Thomas Cranmer declared that the marriage between Henry VIII and Anne Boleyn was legal.
Anne Boleyn was crowned Queen of England at Westminster Abbey by the Archbishop of Canterbury Thomas Cranmer.
A short rebellion began and lasted a couple of weeks and was the prelude for a much larger rebellion known as the Pilgrimage of Grace. The Lincolnshire rebellion began in response to Henry VIII's unpopular policies, including the Dissolution of the Monasteries. The Rebels also had grievances against Henry's unpopular advisers like Thomas Cranmer. The rebels consisted of both common people and land owners alike, but some land owners were forced to take part. The rebels reached Lincoln where they were assured Henry VIII would listen to their demands if they disbanded. Meanwhile Henry ordered that a army should be sent to Lincoln as kill the rebels. By the time that army, led by the Duke of Suffolk, reached Lincoln the rebels had dispersed.
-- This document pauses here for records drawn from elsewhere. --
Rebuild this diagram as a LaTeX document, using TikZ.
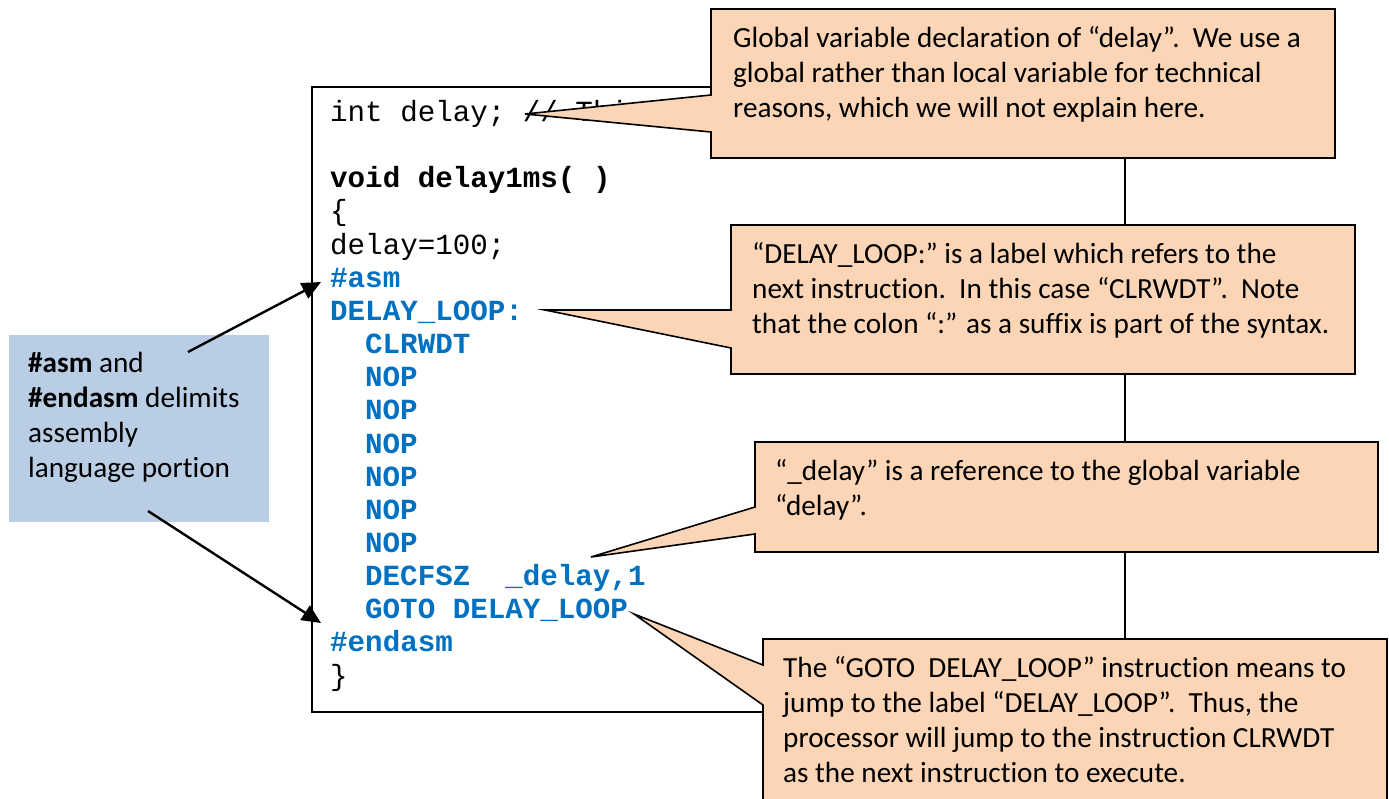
\documentclass[tikz,border=0pt]{standalone}
\usepackage{fontspec}
\setmainfont{Carlito}[Ligatures=NoCommon]
\newfontfamily\codefont{Liberation Mono}
\usetikzlibrary{arrows.meta}
\definecolor{peach}{HTML}{FBD5B5}
\definecolor{noteblue}{HTML}{B9CDE5}
\definecolor{asmblue}{HTML}{0070C0}
\begin{document}
\begin{tikzpicture}[x=1pt,y=-1pt,
  callout/.style={draw=black,line width=1.6pt,fill=peach,line join=miter},
  notetext/.style={anchor=base west,inner sep=0pt,align=left,
    font=\fontsize{29.2}{35}\selectfont},
  codetxt/.style={anchor=base west,inner sep=0pt,
    font=\codefont\fontsize{29.2}{33.15}\selectfont},
  asmtxt/.style={codetxt,text=asmblue,
    font=\codefont\bfseries\fontsize{29.2}{33.15}\selectfont},
  pointer/.style={line width=2.4pt,-{Triangle[length=19pt,width=17pt]}}]
\useasboundingbox (0,0) rectangle (1389,799);

% frame around the listing
\draw[line width=2pt] (312,87) rectangle (1125,712);

% listing, one line every 33.15pt
\node[codetxt] (l0) at (330,121.5) {int delay; // This};
\node[codetxt,font=\codefont\bfseries\fontsize{29.2}{33.15}\selectfont] (l2) at (330,187.8) {void delay1ms( )};
\node[codetxt] (l3) at (330,220.95) {\{};
\node[codetxt] (l4) at (330,254.1) {delay=100;};
\node[asmtxt] (l5) at (330,287.25) {\#asm};
\node[asmtxt] (l6) at (330,320.4) {DELAY\_LOOP:};
\node[asmtxt] (l7) at (365,353.55) {CLRWDT};
\foreach \k in {8,...,13}
  \node[asmtxt] (l\k) at (365,121.5+33.15*\k) {NOP};
\node[asmtxt] (l14) at (365,585.6) {DECFSZ\ \ \_delay,1};
\node[asmtxt] (l15) at (365,618.75) {GOTO DELAY\_LOOP};
\node[asmtxt] (l16) at (330,651.9) {\#endasm};
\node[codetxt] (l17) at (330,685.05) {\}};

% side note on the assembly delimiters (base anchor = last line)
\fill[noteblue] (9,335) rectangle (269,522);
\node[notetext] (side) at (28,477) {\textbf{\#asm} and\\\textbf{\#endasm} delimits\\assembly\\language portion};
\coordinate (asmTail) at (188,352);
\coordinate (asmHead) at (321,282);
\coordinate (endTail) at (148,511);
\coordinate (endHead) at (321,623);
\draw[pointer] (asmTail) -- (asmHead);
\draw[pointer] (endTail) -- (endHead);

% callouts (text nodes are anchored on their last baseline)
\draw[callout] (711,9) -- (1335,9) -- (1335,158) -- (711,158) -- (711,132)
  -- (525,114) -- (711,95) -- cycle;
\node[notetext] (n1) at (733,118) {Global variable declaration of “delay”.\ \ We use a\\global rather than local variable for technical\\reasons, which we will not explain here.};

\draw[callout] (731,225) -- (1355,225) -- (1355,374) -- (731,374) -- (731,348)
  -- (545,310) -- (731,310) -- cycle;
\node[notetext] (n2) at (752,334) {“DELAY\_LOOP:” is a label which refers to the\\next instruction.\ \ In this case “CLRWDT”.\ \ Note\\that the colon “:” as a suffix is part of the syntax.};

\draw[callout] (755,442) -- (1378,442) -- (1378,552) -- (755,552) -- (755,534)
  -- (591,557) -- (755,507) -- cycle;
\node[notetext] (n3) at (775,515) {“\_delay” is a reference to the global variable\\“delay”.};

\draw[callout] (763,639) -- (1387,639) -- (1387,805) -- (763,805) -- (763,705)
  -- (634,614) -- (763,665) -- cycle;
\node[notetext] (n4) at (783,782) {The “GOTO\ \ DELAY\_LOOP” instruction means to\\jump to the label “DELAY\_LOOP”.\ \ Thus, the\\processor will jump to the instruction CLRWDT\\as the next instruction to execute.};
\end{tikzpicture}
\end{document}
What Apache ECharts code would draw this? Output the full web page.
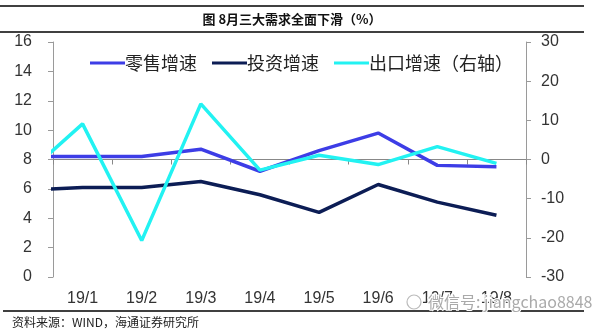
<!DOCTYPE html>
<html>
<head>
<meta charset="utf-8">
<script src="https://cdn.jsdelivr.net/npm/echarts@6/dist/echarts.min.js"></script>
<style>
html,body{margin:0;padding:0;background:#fff;}
#c{width:599px;height:333px;}
</style>
</head>
<body>
<div id="c"></div>
<script>
// ---- data ----
const categories = ['19/1','19/2','19/3','19/4','19/5','19/6','19/7','19/8'];
const prevCategory = '18/12'; // point just left of the plot (clipped)
const seriesNames = ['零售增速','投资增速','出口增速（右轴）'];
const retail = [8.2, 8.2, 8.2, 8.7, 7.2, 8.6, 9.8, 7.6, 7.5];        // 18/12 .. 19/8
const investment = [5.9, 6.1, 6.1, 6.5, 5.6, 4.4, 6.3, 5.1, 4.2];    // 18/12 .. 19/8
const exportsGrowth = [-4.4, 9.1, -20.7, 14.2, -2.7, 1.1, -1.3, 3.3, -1.0]; // 18/12 .. 19/8
const leftTicks = {min: 0, max: 16, interval: 2};
const rightTicks = {min: -30, max: 30, interval: 10};
const titleText = '图 8月三大需求全面下滑（%）';
const sourceText = '资料来源：WIND，海通证券研究所';
const watermarkText = '微信号: jiangchao8848';

const allCats = [prevCategory].concat(categories);
const toPairs = arr => arr.map((v, i) => [i, v]);

const chart = echarts.init(document.getElementById('c'));
const axisGray = '#9a9a9a';
const labelFont = {fontFamily: 'Liberation Sans, Arial, sans-serif', fontSize: 16, color: '#333'};

chart.setOption({
  animation: false,
  backgroundColor: '#fff',
  grid: {left: 53, right: 73, top: 42, bottom: 56, containLabel: false},
  legend: {
    left: 85, top: 49,
    icon: 'rect', itemWidth: 35, itemHeight: 3, itemGap: 15,
    textStyle: {fontFamily: 'Noto Sans CJK SC', fontSize: 18, color: '#222', padding: [0,0,0,-5]},
    data: seriesNames
  },
  xAxis: [
    { // labels only, at bottom
      type: 'category', data: categories, position: 'bottom', boundaryGap: true,
      axisLine: {show: false, onZero: false}, axisTick: {show: false},
      axisLabel: Object.assign({margin: 14}, labelFont)
    },
    { // axis line drawn at zero of right axis, ticks between categories
      type: 'category', data: categories, position: 'bottom', boundaryGap: true,
      axisLine: {show: true, onZero: true, onZeroAxisIndex: 1, lineStyle: {color: '#888', width: 1}},
      axisTick: {show: true, length: 5, lineStyle: {color: '#888'}},
      axisLabel: {show: false}
    },
    { // hidden value axis for series positions
      type: 'value', min: 0.5, max: 8.5, show: false
    }
  ],
  yAxis: [
    {
      type: 'value', position: 'left', min: leftTicks.min, max: leftTicks.max, interval: leftTicks.interval,
      axisLine: {show: true, lineStyle: {color: axisGray, width: 1}},
      axisTick: {show: true, length: 5, lineStyle: {color: axisGray}},
      splitLine: {show: false},
      axisLabel: Object.assign({margin: 21}, labelFont)
    },
    {
      type: 'value', position: 'right', min: rightTicks.min, max: rightTicks.max, interval: rightTicks.interval,
      axisLine: {show: true, lineStyle: {color: axisGray, width: 1}},
      axisTick: {show: true, length: 5, lineStyle: {color: axisGray}},
      splitLine: {show: false},
      axisLabel: Object.assign({margin: 15}, labelFont)
    }
  ],
  series: [
    {
      name: seriesNames[0], type: 'line', xAxisIndex: 2, yAxisIndex: 0,
      data: toPairs(retail), symbol: 'none', clip: true,
      lineStyle: {color: '#3d3de6', width: 3.5}, itemStyle: {color: '#3d3de6'}, z: 3
    },
    {
      name: seriesNames[1], type: 'line', xAxisIndex: 2, yAxisIndex: 0,
      data: toPairs(investment), symbol: 'none', clip: true,
      lineStyle: {color: '#0c1d55', width: 3.5}, itemStyle: {color: '#0c1d55'}, z: 3
    },
    {
      name: seriesNames[2], type: 'line', xAxisIndex: 2, yAxisIndex: 1,
      data: toPairs(exportsGrowth), symbol: 'none', clip: true,
      lineStyle: {color: '#22f2f2', width: 3.5}, itemStyle: {color: '#22f2f2'}, z: 3
    }
  ],
  graphic: [
    {type: 'line', shape: {x1: 0, y1: 6, x2: 584, y2: 6}, style: {stroke: '#000', lineWidth: 1.5}},
    {type: 'line', shape: {x1: 0, y1: 32, x2: 584, y2: 32}, style: {stroke: '#000', lineWidth: 1.5}},
    {type: 'text', x: 292, y: 19, style: {text: titleText, textAlign: 'center', textVerticalAlign: 'middle',
      font: 'bold 13px "Noto Sans CJK SC"', fill: '#111'}},
    {type: 'line', shape: {x1: 3, y1: 311, x2: 584, y2: 311}, style: {stroke: '#000', lineWidth: 1.5}},
    {type: 'text', x: 12, y: 322, style: {text: sourceText, textVerticalAlign: 'middle',
      font: '12px "Noto Sans CJK SC"', fill: '#222'}},
    {type: 'circle', shape: {cx: 414, cy: 302, r: 7}, style: {fill: 'none', stroke: '#bbb', lineWidth: 1.2}, z: 20},
    {type: 'text', x: 428, y: 302, z: 20, style: {text: watermarkText, textVerticalAlign: 'middle',
      font: '16px "Noto Sans CJK SC"', fill: '#aaa', stroke: '#fff', lineWidth: 2}}
  ]
});
</script>
</body>
</html>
A large rebellion began in north in Yorkshire following those in Lincolnshire. Known as The Pilgrimage of Grace this rebellion again protested against the unpopular policies and advisers of King Henry VIII. They wanted Henry to put a stop to the dissolution of the monasteries and the removal of the Archbishop of Canterbury, Thomas Cranmer and Henry's adviser Thomas Cromwell. The leader of the rebellion was Robert Aske, a lawyer and excellent organiser. Somewhere between 30,000 and 35,000 rebels were involved and they took control of Pontefract Castle which fell to them without any resistance.